BB: The state of Scottish hip-hop? The state of Scottish hip-hop is something I hear about way to much and see nothing of. I genuinely don’t think I know enough to comment, not being able to go to many gigs means I don’t have a good opportunity to see the scene ‘in action’ so to speak. I’m just glad I don’t emcee though.

FCBF: What’s next from you and what are you working on just now? How far do you aim to take the work you’re doing? Is it just for fun, or is there a long term career plan?

BB: Imminently, Fade to Static: White Noise Gradients – more Scottish remixes, more instrumentals and more generally pretentious beats. After that I have a few projects with people from the Scottish scene then I’m going to get stuck into my instrumental album and I’ve got a lot of ideas and breaks for that. It would be amazing to do music for a career but just now its just for fun/expression/release teenage angst/whatever you want to call making music without a career. The plan is to live without having to work and just make music all day – I am still working on that one but its looking grim.

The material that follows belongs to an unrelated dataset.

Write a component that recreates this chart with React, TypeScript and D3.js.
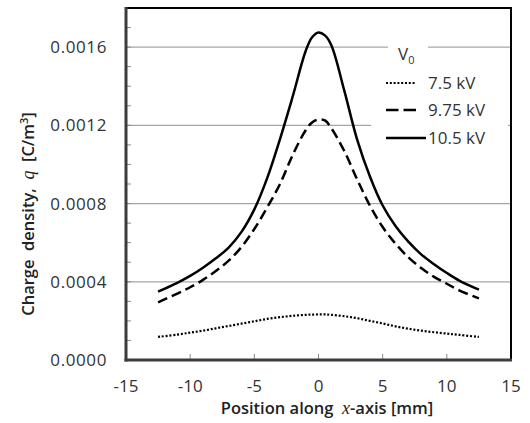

As BilL/Matt mentioned, copies of Fade to Static are available at Mixed Up Records in Glasgow, or by getting in touch with billbreakz @hotmail.co.uk (minus the space). And at a mere five pounds for remixes of KRS-One and J-Live, as well as more local acts such as The Being, evaDe poD and Holmes, it’s well worth parting with (a little of) your hard earned cash!

Edit-meant to mention that all artwork for the EP is BilL’s work as well. Man’s multitalented!